How does this happen? It comes from the type of education that is not seen amongst the columns and pig skin diplomas of formal education. It comes through deep & sustained practice within the confines of relaxed mentorship. This isn’t to say that basics of craft and concepts of design thinking and supporting social sciences and humanities that make great designers can’t come out of today’s formal design education. However, the model of apprenticeship is something that is hard to replace in the school setting compared to out in the field.

In a class today, we discussed this topic because I found myself giving directions and not being able to fully support the direction and didn’t want to make shit up in front of my students. I related this story and said that basically, I just know. I know because I’ve tried so many permutations within my years of practice and have found out through all those failures that this is the right answer.

Then I remembered a very long conversation on the IxDA discussion list. The originating post was made by Jim Leftwich, now a former board member. In his originating post and the subsequent conversation he attempted to clarify what he meant by something he dubbed “Rapid Expert Design”. His explanation of his apprenticeship and working system left many aspects unexplained, but more importantly actually tried to codify how the system works.

During the conference I had opportunity to speak with Luke Wroblewski about apprenticeships. She said that everyone who worked under him  he has thought of as an apprentice to him. I know for my short spells of management I tried to think the same way, as well. But I still have pause for a few reasons. I don’t think that most UX design managers do think about apprenticing their direct reports and almost even more important, I do not think that employees understand that they are being apprenticed. First, this relates to the culture of rewarded failure that Jared speaks about in his talk. So few organizations have this culture. I have worked at many and I haven’t ran into 1 that has it, and that includes working directly for creativity-centric organizations like advertising agencies. Second, in the UX community where way too many of us do not have any formal (or even informal) training in traditional  design or visual communications we’ve never experienced what a real apprenticeship studio looks like. Even many programs today are more focused on imparting chances for practice over having practice being part of an apprenticeship experience. Third, it is rare that upon hiring employees feel that they are entering an apprentice environment. I have never heard a hiring manager put in their job description that they are looking for an apprentice. Basically, we are made to feel as if our employment is the equivalent of being converted from a human being into a cog into a machine.
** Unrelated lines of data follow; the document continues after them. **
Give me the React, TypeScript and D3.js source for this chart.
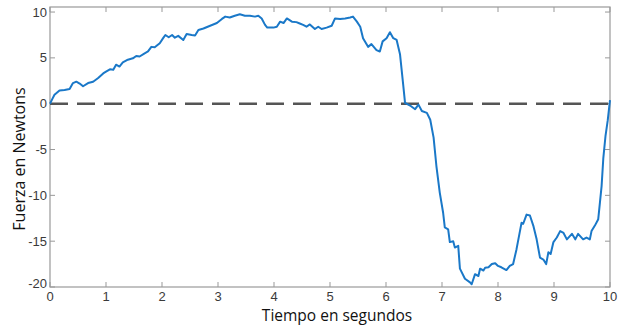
import React from 'react';
import * as d3 from 'd3';

// tiempo (s) y fuerza (N)
const tiempo = [
  0.0, 0.04, 0.08, 0.17, 0.26, 0.35, 0.41, 0.47, 0.53, 0.59, 0.68, 0.77, 0.86, 0.95, 1.0, 1.07, 1.13, 1.18, 1.24, 1.3,
  1.39, 1.48, 1.54, 1.6, 1.69, 1.75, 1.81, 1.87, 1.96, 2.02, 2.06, 2.12, 2.18, 2.23, 2.29, 2.38, 2.44, 2.53, 2.59, 2.65,
  2.74, 2.86, 2.98, 3.07, 3.13, 3.21, 3.3, 3.39, 3.48, 3.57, 3.66, 3.72, 3.78, 3.84, 3.88, 3.99, 4.05, 4.11, 4.17, 4.23,
  4.32, 4.4, 4.46, 4.52, 4.58, 4.64, 4.73, 4.79, 4.85, 4.94, 5.03, 5.09, 5.18, 5.27, 5.36, 5.41, 5.48, 5.54, 5.59, 5.68,
  5.74, 5.83, 5.89, 5.94, 6.01, 6.07, 6.13, 6.19, 6.25, 6.31, 6.34, 6.43, 6.52, 6.58, 6.64, 6.73, 6.79, 6.85, 6.9, 6.96,
  7.02, 7.05, 7.11, 7.14, 7.2, 7.23, 7.29, 7.32, 7.41, 7.5, 7.53, 7.59, 7.65, 7.68, 7.74, 7.77, 7.83, 7.89, 7.95, 8.0,
  8.06, 8.15, 8.21, 8.27, 8.33, 8.42, 8.45, 8.51, 8.57, 8.63, 8.69, 8.75, 8.81, 8.86, 8.9, 8.94, 8.99, 9.05, 9.11, 9.17,
  9.23, 9.32, 9.38, 9.43, 9.52, 9.58, 9.64, 9.67, 9.73, 9.79, 9.82, 9.85, 9.88, 9.92, 9.96, 10.0,
];
const fuerza = [
  0.0, 0.5, 0.98, 1.45, 1.5, 1.6, 2.25, 2.4, 2.2, 1.9, 2.25, 2.4, 2.8, 3.3, 3.5, 3.75, 3.7, 4.25, 4.05, 4.5,
  4.8, 4.95, 5.2, 5.15, 5.5, 5.7, 6.2, 6.15, 6.6, 7.15, 7.5, 7.25, 7.5, 7.2, 7.4, 6.95, 7.6, 7.5, 7.45, 8.05,
  8.2, 8.5, 8.8, 9.25, 9.5, 9.4, 9.6, 9.75, 9.6, 9.6, 9.5, 9.6, 9.3, 8.6, 8.3, 8.3, 8.4, 8.95, 8.8, 9.3,
  8.95, 8.9, 8.75, 8.6, 8.4, 8.65, 8.15, 8.4, 8.15, 8.3, 8.5, 9.3, 9.25, 9.3, 9.4, 9.5, 8.95, 8.4, 7.15, 6.2,
  6.5, 5.85, 5.7, 6.8, 7.15, 7.8, 7.15, 6.95, 5.4, 1.9, 0.1, -0.2, -0.6, -0.1, -0.8, -1.0, -1.75, -3.7, -6.8, -9.7,
  -11.9, -13.5, -13.7, -15.1, -15.0, -15.7, -15.5, -18.0, -19.1, -19.5, -19.7, -18.6, -18.8, -18.0, -18.2, -17.9, -17.85, -17.5, -17.4, -17.7,
  -17.85, -18.15, -17.7, -17.5, -15.9, -13.0, -13.1, -12.1, -12.2, -13.3, -14.8, -16.8, -17.0, -17.5, -16.2, -16.4, -15.1, -14.6, -13.9, -14.1,
  -14.8, -14.2, -14.8, -14.2, -14.8, -14.6, -14.8, -13.9, -13.3, -12.6, -10.8, -9.0, -6.0, -3.5, -1.8, 0.4,
];
const xTicks = [0, 1, 2, 3, 4, 5, 6, 7, 8, 9, 10];
const yTicks = [-20, -15, -10, -5, 0, 5, 10];

const W = 621;
const H = 326;
const m = { l: 50, r: 11, t: 7, b: 39 };

const App = () => {
  const x = d3.scaleLinear().domain([0, 10]).range([m.l, W - m.r]);
  const y = d3.scaleLinear().domain([-20, 10.55]).range([H - m.b, m.t]);
  const pts = tiempo.map((t, i) => [t, fuerza[i]] as [number, number]);
  const line = d3.line<[number, number]>().x((d) => x(d[0])).y((d) => y(d[1]));
  const x0 = m.l, x1 = W - m.r, y0 = H - m.b, y1 = m.t;
  const axisColor = '#999999';
  const txt = '#3a3a3a';

  return (
    <svg width={W} height={H} style={{ position: 'absolute', left: 0, top: 0 }}>
      <rect width={W} height={H} fill="#fff" />
      {/* marco */}
      <rect x={x0} y={y1} width={x1 - x0} height={y0 - y1} fill="none" stroke={axisColor} strokeWidth={1.2} />
      {xTicks.map((t) => (
        <g key={'x' + t}>
          <line x1={x(t)} x2={x(t)} y1={y0} y2={y0 - 5} stroke={axisColor} />
          <line x1={x(t)} x2={x(t)} y1={y1} y2={y1 + 5} stroke={axisColor} />
          <text x={x(t)} y={y0 + 14} textAnchor="middle" fontFamily="Liberation Sans, Arial" fontSize={13} fill={txt}>
            {t}
          </text>
        </g>
      ))}
      {yTicks.map((v) => (
        <g key={'y' + v}>
          <line x1={x0} x2={x0 + 5} y1={y(v)} y2={y(v)} stroke={axisColor} />
          <line x1={x1} x2={x1 - 5} y1={y(v)} y2={y(v)} stroke={axisColor} />
          <text
            x={x0 - 3}
            y={Math.min(y(v), y0 - 4)}
            dy="0.35em"
            textAnchor="end"
            fontFamily="Liberation Sans, Arial"
            fontSize={13}
            fill={txt}
          >
            {v}
          </text>
        </g>
      ))}
      <line x1={x0} x2={x1} y1={y(0)} y2={y(0)} stroke="#555" strokeWidth={2.5} strokeDasharray="18,9" />
      <path d={line(pts) || ''} fill="none" stroke="#1a78c8" strokeWidth={2} strokeLinejoin="round" />
      <text x={337} y={321} textAnchor="middle" fontFamily="Open Sans" fontSize={15.5} fill="#111">
        Tiempo en segundos
      </text>
      <text
        transform={`translate(25, 159) rotate(-90)`}
        textAnchor="middle"
        fontFamily="Open Sans"
        fontSize={16}
        fill="#111"
      >
        Fuerza en Newtons
      </text>
    </svg>
  );
};

export default App;
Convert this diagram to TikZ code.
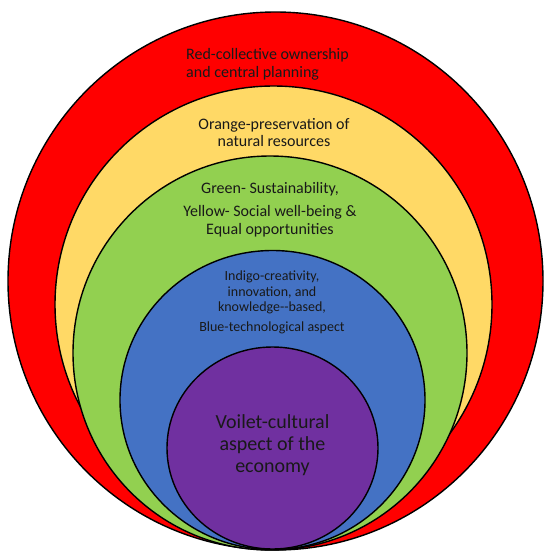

My entire career has been one where I’ve been hunting to be an apprentice. I know that it is not something that requires direct overt invitation. The closest I feel I came to that for myself is in my previous job at Motorola Enterprise Mobility, when I got to work with the amazing (and humble) Ted Booth. He is currently the Director of Interaction Design at Smart Design. Unfortunately, for me he took that position at Smart months after I joined Motorola, so I was not really able to get the long term impact. I did learn a lot from other peers there in an apprentice like way, but the lack of depth in any one area, and the lack of closeness in discipline made it difficult to sustain an apprentice-like atmosphere.

All this begs the question of what an apprenticeship should look like? How can an organization set up such an experience? I may take this on as part of a more broad discussion about design education, formal and informal in the coming weeks. For this article, I’ll conclude with the thought that definitely within the user experience experience the concept of apprenticeship needs revitalization. Even in more traditional design disciplines economic forces are making it hard for well meaning organizations to sustain the requirements that make apprenticeships work.

More soon, I hope!

[I also want to add that having a “mentor” is not the same as being a part of a thorough and formal apprenticeship.]